Mr Hinds interrupted at several points to say “no, no” and “no it’s not”.
Describing Ms Walker as a “distinguished former member of the profession”, Mr Hinds said: “I think you know that creative arts are happening at large scale in our schools and rightly so.”
Ms Walker interjected: “No, they’re not. The Fabian report Primary Colours says they’ve been cut.”
The research, which was published in January 2019, found that more than two-thirds (68 per cent) of primary teachers said there was less arts education now than in 2010.
The report concluded: “There has been a dramatic decline in both the quantity and quality of arts education in primary schools in England.”

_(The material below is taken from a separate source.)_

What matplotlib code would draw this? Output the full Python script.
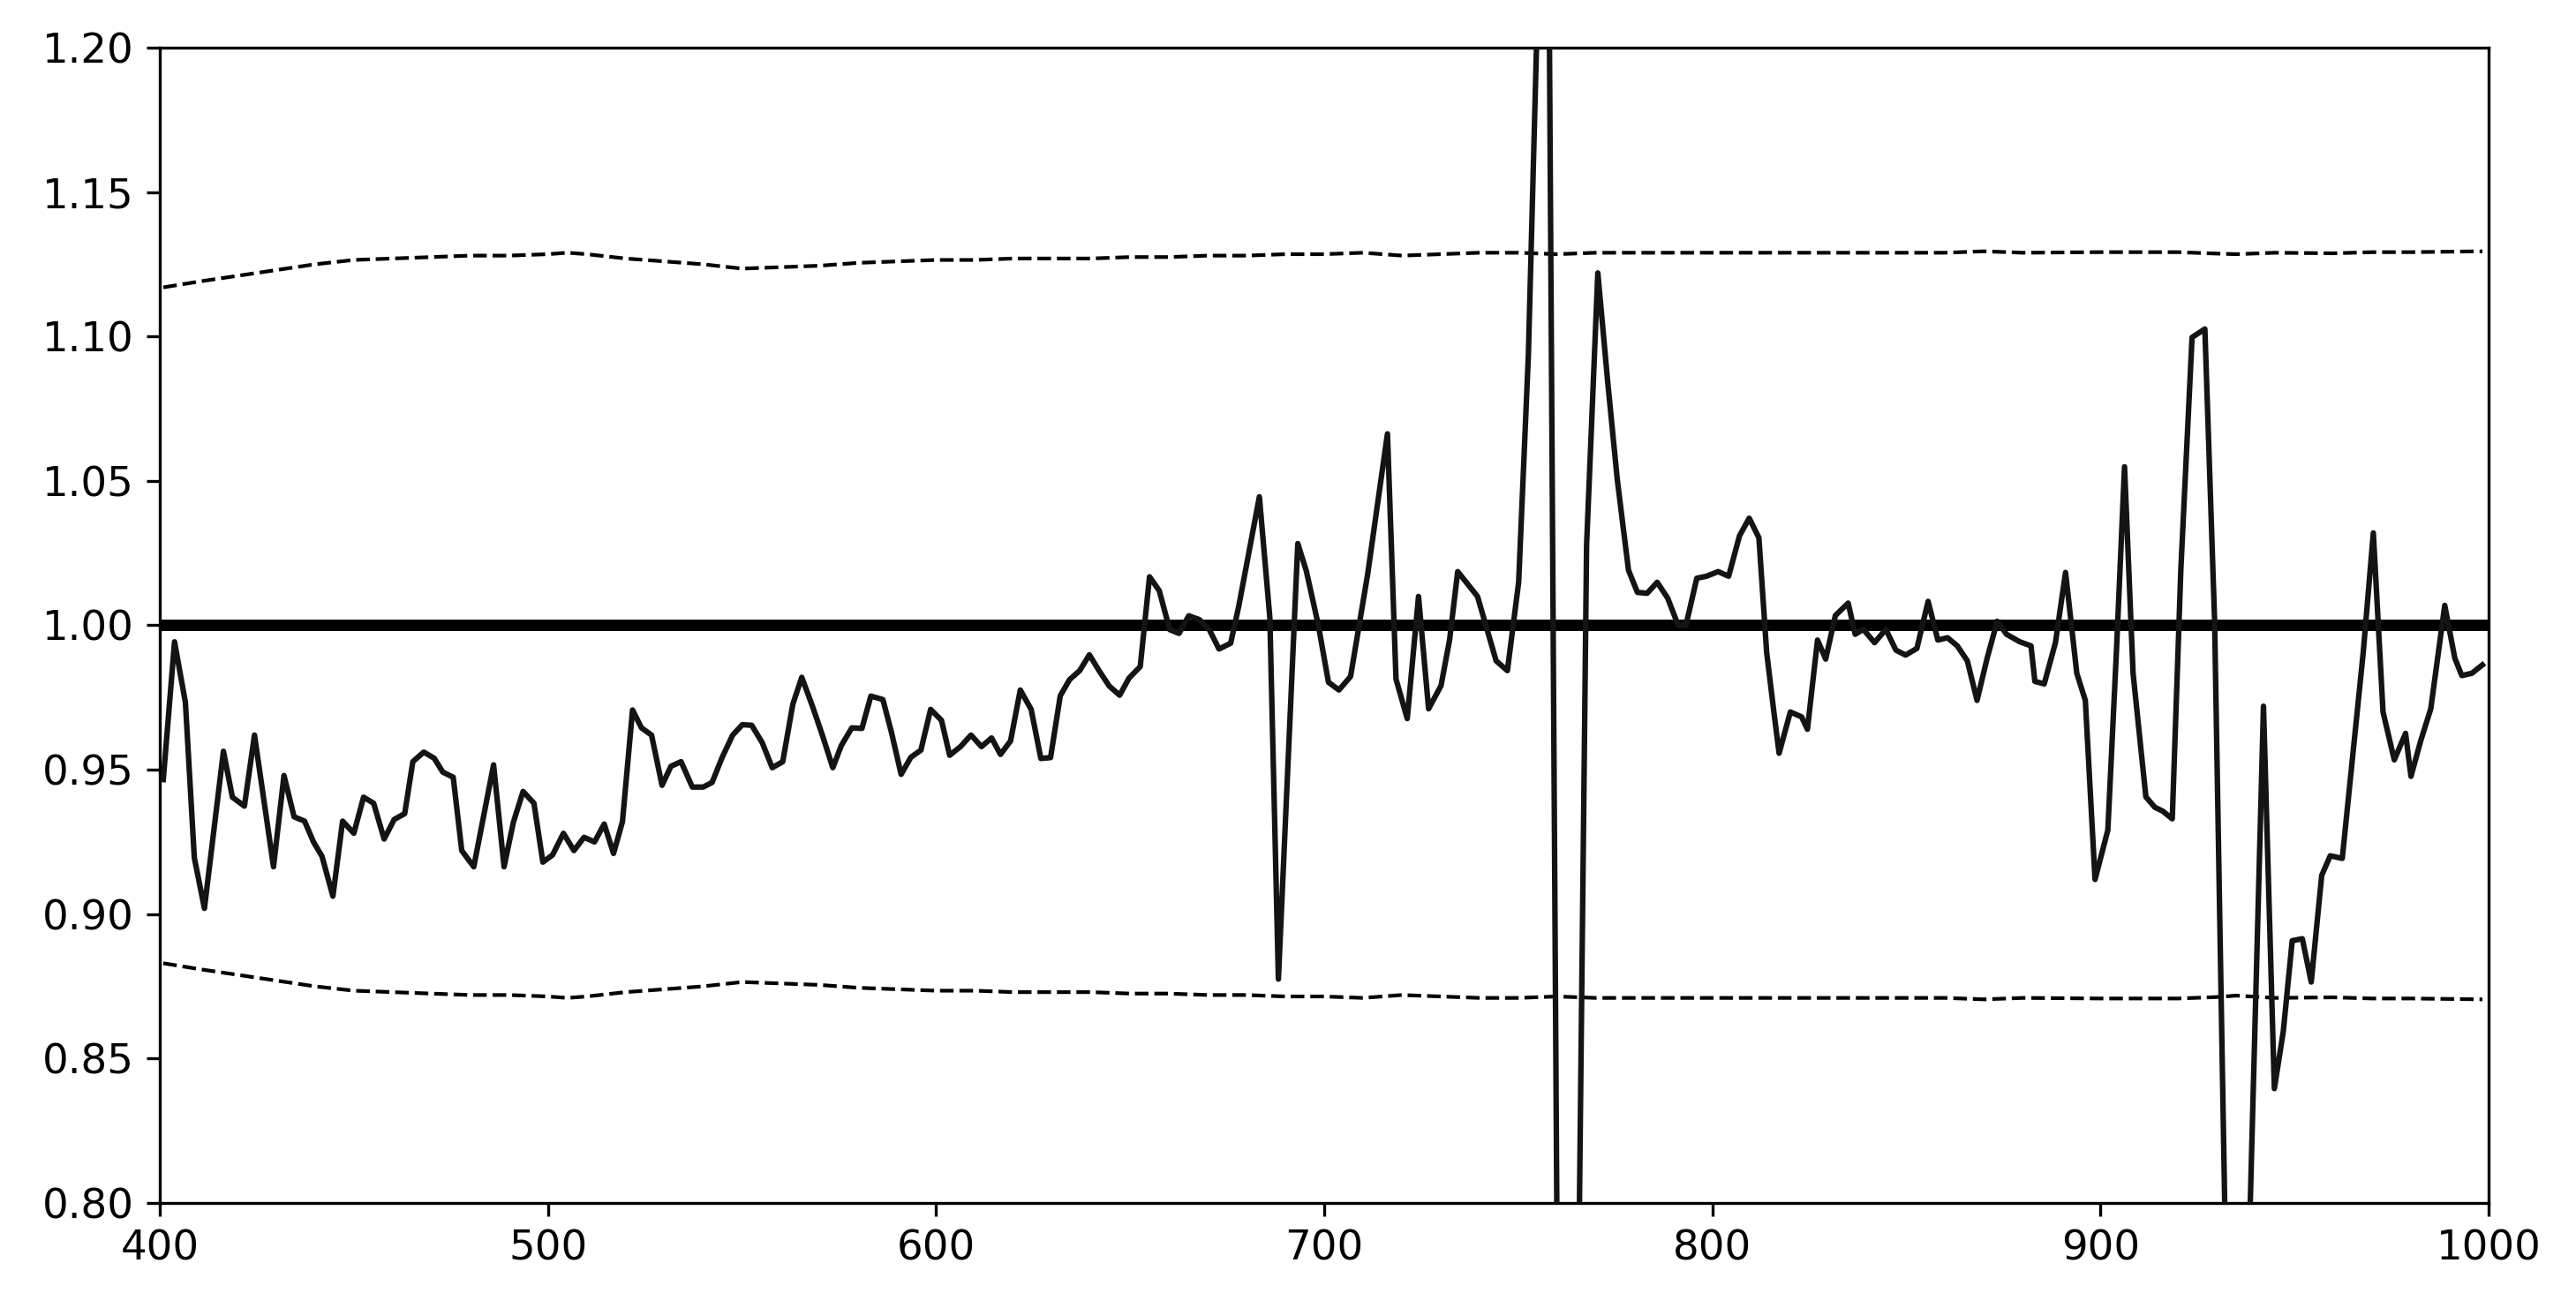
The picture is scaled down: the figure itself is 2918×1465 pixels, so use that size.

However, Mr Hinds continued: “We want children to have a broad education. Yes, qualifications are important. They help you to get a job, they help you to get on in life, but they are not the only important thing.
“There’s also general self-development and there’s also self-discovery and the joy of learning, the joy of arts, the joy of music. I want children to be able to enjoy all of these.”
Ms Walker concluded by telling Mr Hinds: “I’m saying it’s being squeezed out”.